None of this looks good for the world’s most
consequential relationship. From global warming
to the sickly world economy to stopping nuclear
proliferation in North Korea and Iran,
co-operation between the established superpower
and the rising one is vital to world stability.
Why should either want to jeopardise this relationship?

That question has produced several theories. One
is that China’s spritely economy is making it
less afraid of conflict with a tiring America,
especially when it thinks that “core” interests
such as its claim to sovereignty over Taiwan or
Tibet are at stake. The other is that America
timed the Taiwan arms sale in part to punish
China -- for its shabby treatment of Barack Obama
during last November’s presidential visit to
Beijing, for its foot-dragging at December’s
Copenhagen climate summit and for its reluctance
to support new United Nations sanctions on Iran.
Of course, neither theory excludes the other and
bits of both may be true. But a third possibility
is that there is in fact less to this 'crisis" than meets the eye.

America is obliged under the Taiwan Relations Act
of 1979 to provide the island with the arms it
needs to defend itself.
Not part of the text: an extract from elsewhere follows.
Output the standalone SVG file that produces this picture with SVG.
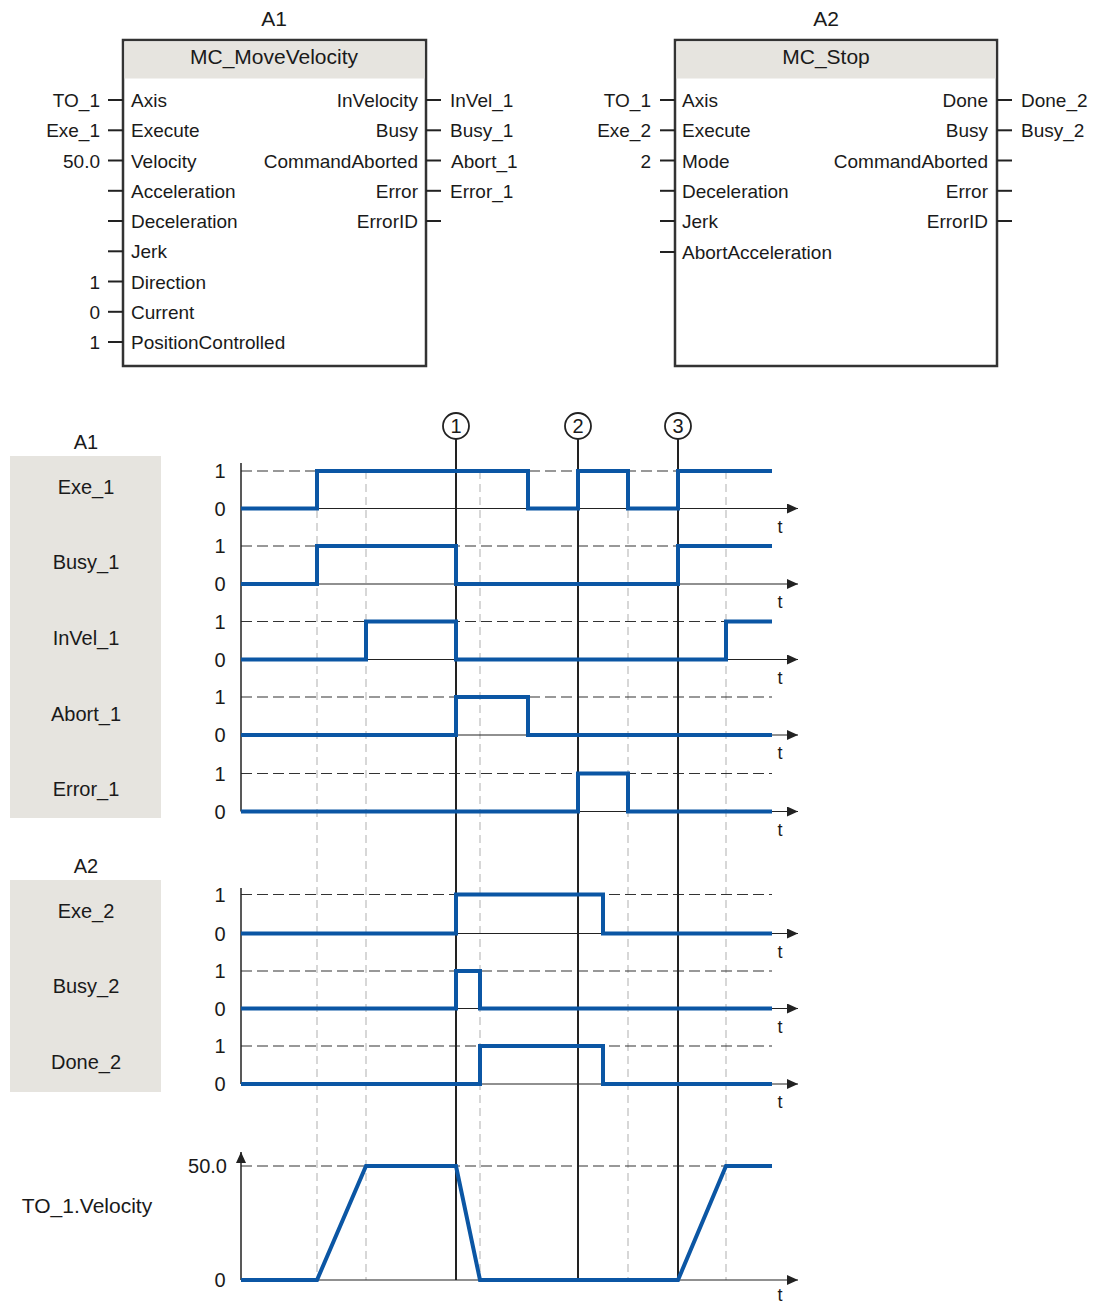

America and China both
knew that the United States would announce the
package at some time and that China would
vehemently oppose it, as it always does. The
package includes some sophisticated weapons, such
as Black Hawk and Apache helicopters and Harpoon
missiles, but it does not include F-16 fighters
that the Taiwanese would dearly like. As to the
timing, says a senior administration official,
“this is one of those issues where the timing is
never right." It certainly would not have been
clever to announce the sale immediately before or
after last year’s presidential goodwill visit to China.

If America’s announcement was expected, so was
the indignant Chinese response. Denunciation and
the cancellation of some military-co-operation
meetings is in keeping with previous Chinese
reactions. A new element this time was the public
threat of Chinese sanctions against American
firms involved in the Taiwan deal, but most of
these have little or no business in China. One
big exception is Boeing, which is huge in China.
But for that reason it is unlikely that the
Chinese will follow up on this particular threat.

If the Taiwan weapons spat blows over, American
officials will hail what they nowadays call the
more "mature" relationship they have nurtured
with China during Mr Obama’s first year. But many
tests lie ahead. Some are mainly symbolic, such
as a forthcoming meeting between Mr Obama and
Tibet’s spiritual leader, the Dalai Lama, which
the Americans postponed last year to prevent it
souring the president’s China trip. Others are
more concrete, such as China’s reluctance to go
along with new sanctions on Iran or to respond to
America’s pleas to revalue the yuan. A
world-shaking falling-out between China and
America is always possible. But the falling-out
over the Taiwan arms package is probably not it.